Olov Carlsson, head of SVT's news division, told IPI the broadcaster had no further information on their correspondent's whereabouts, or who was responsible for the disappearance.
The Globe and Mail's foreign news editor, Stephen Northfield, said his paper's reporters had been released this afternoon after apparently being swept up with a group of other foreigners by members of the Egyptian military. Northfield said it was not clear that Verma and Martin had been targeted as journalists, and might have been taken into custody by authorities for their own protection.

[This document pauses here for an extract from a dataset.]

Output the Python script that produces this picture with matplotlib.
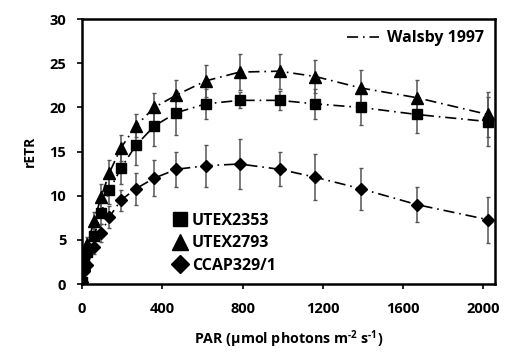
import numpy as np
import matplotlib
matplotlib.use("Agg")
import matplotlib.pyplot as plt
from matplotlib.lines import Line2D

plt.rcParams['font.family'] = ['Open Sans', 'DejaVu Sans']
plt.rcParams['font.weight'] = 'bold'
plt.rcParams['mathtext.fontset'] = 'custom'
plt.rcParams['mathtext.rm'] = 'Open Sans:bold'
plt.rcParams['mathtext.bf'] = 'Open Sans:bold'
plt.rcParams['lines.scale_dashes'] = False

# light steps (PAR)
par = [0, 11, 26, 60, 95, 136, 193, 268, 360, 470, 616, 785, 985, 1163, 1390, 1670, 2023]

utex2353 = [0.2, 2.6, 3.6, 5.5, 8.1, 10.6, 13.1, 15.7, 17.9, 19.4, 20.4, 20.8, 20.8, 20.4, 20.0, 19.2, 18.4]
utex2353_err = [0.2, 0.5, 0.7, 1.0, 1.3, 1.5, 1.8, 2.2, 2.3, 2.5, 1.7, 0.9, 1.1, 1.7, 2.0, 2.1, 2.8]

utex2793 = [0.5, 2.3, 4.5, 7.2, 9.9, 12.6, 15.4, 17.9, 20.0, 21.4, 23.0, 24.0, 24.1, 23.5, 22.2, 21.1, 19.2]
utex2793_err = [0.2, 0.5, 0.8, 1.0, 1.4, 1.5, 1.5, 1.3, 1.6, 1.7, 1.8, 2.0, 2.0, 1.9, 2.0, 2.0, 2.6]

ccap = [0.3, 1.5, 2.2, 4.2, 5.8, 7.6, 9.5, 10.8, 12.0, 13.0, 13.4, 13.6, 13.0, 12.1, 10.8, 9.0, 7.3]
ccap_err = [0.2, 0.5, 0.6, 0.8, 1.0, 1.3, 1.2, 1.8, 2.0, 2.0, 2.4, 2.8, 1.9, 2.6, 2.4, 2.0, 2.6]

series = [
    ("UTEX2353", utex2353, utex2353_err, 's', 7.0),
    ("UTEX2793", utex2793, utex2793_err, '^', 8.0),
    ("CCAP329/1", ccap, ccap_err, 'D', 6.0),
]

dashdot = (0, (8, 3.5, 1.2, 3.5))

fig = plt.figure(figsize=(5.1, 3.53), dpi=100)
ax = fig.add_axes([0.161, 0.195, 0.81, 0.751])

for name, y, e, m, ms in series:
    ax.errorbar(par, y, yerr=e, fmt='none', ecolor='#555555', elinewidth=1.1,
                capsize=1.5, capthick=1.0, zorder=2)
    ax.plot(par, y, color='black', lw=1.2, linestyle=dashdot, zorder=3)
    ax.plot(par, y, linestyle='none', marker=m, ms=ms, color='black', zorder=4)

ax.set_xlim(0, 2060)
ax.set_ylim(0, 30)
ax.set_xticks([0, 400, 800, 1200, 1600, 2000])
ax.set_yticks([0, 5, 10, 15, 20, 25, 30])
ax.tick_params(direction='out', length=3.5, width=1.2, labelsize=10.5)
ax.tick_params(axis='y', pad=8)
ax.tick_params(axis='x', pad=9)
for sp in ax.spines.values():
    sp.set_linewidth(1.8)
    sp.set_color('black')

ax.set_xlabel('PAR (µmol photons m$^{\\text{-2}}$ s$^{\\text{-1}}$)', fontsize=10.3,
              fontweight='bold', labelpad=9)
ax.set_ylabel('rETR', fontsize=10, fontweight='bold', labelpad=9)

h1 = [Line2D([], [], linestyle='none', marker=m, ms=ms * 1.45, color='black')
      for _, _, _, m, ms in series]
leg1 = ax.legend(h1, [s[0] for s in series], loc='lower left',
                 bbox_to_anchor=(0.185, -0.015), frameon=False,
                 handlelength=0.9, handletextpad=0.3, labelspacing=0.4,
                 prop={'weight': 'bold', 'size': 11.5})
ax.add_artist(leg1)

h2 = [Line2D([], [], color='black', lw=1.2, linestyle=dashdot)]
ax.legend(h2, ['Walsby 1997'], loc='upper right', frameon=False,
          handlelength=2.0, handletextpad=0.5, borderaxespad=0.3,
          prop={'weight': 'bold', 'size': 11.5})

fig.savefig('out.png', dpi=100)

IPI Press Freedom Manager Anthony Mills said: "We are appalled at what appears to be an orchestrated campaign of violence directed at journalists covering the crisis in Egypt. Reports that journalists are being systematically hunted down, brutally assaulted, arrested and abducted are deeply disturbing. This appears to be a ruthless campaign to silence the voices of the courageous reporters on the ground in Egypt who, at enormous peril, are seeking to bring vital news of momentous events to Egyptians and the world. We call on the Egyptian authorities and army to immediately intervene so that the deliberate targeting of journalists ceases. The world is watching."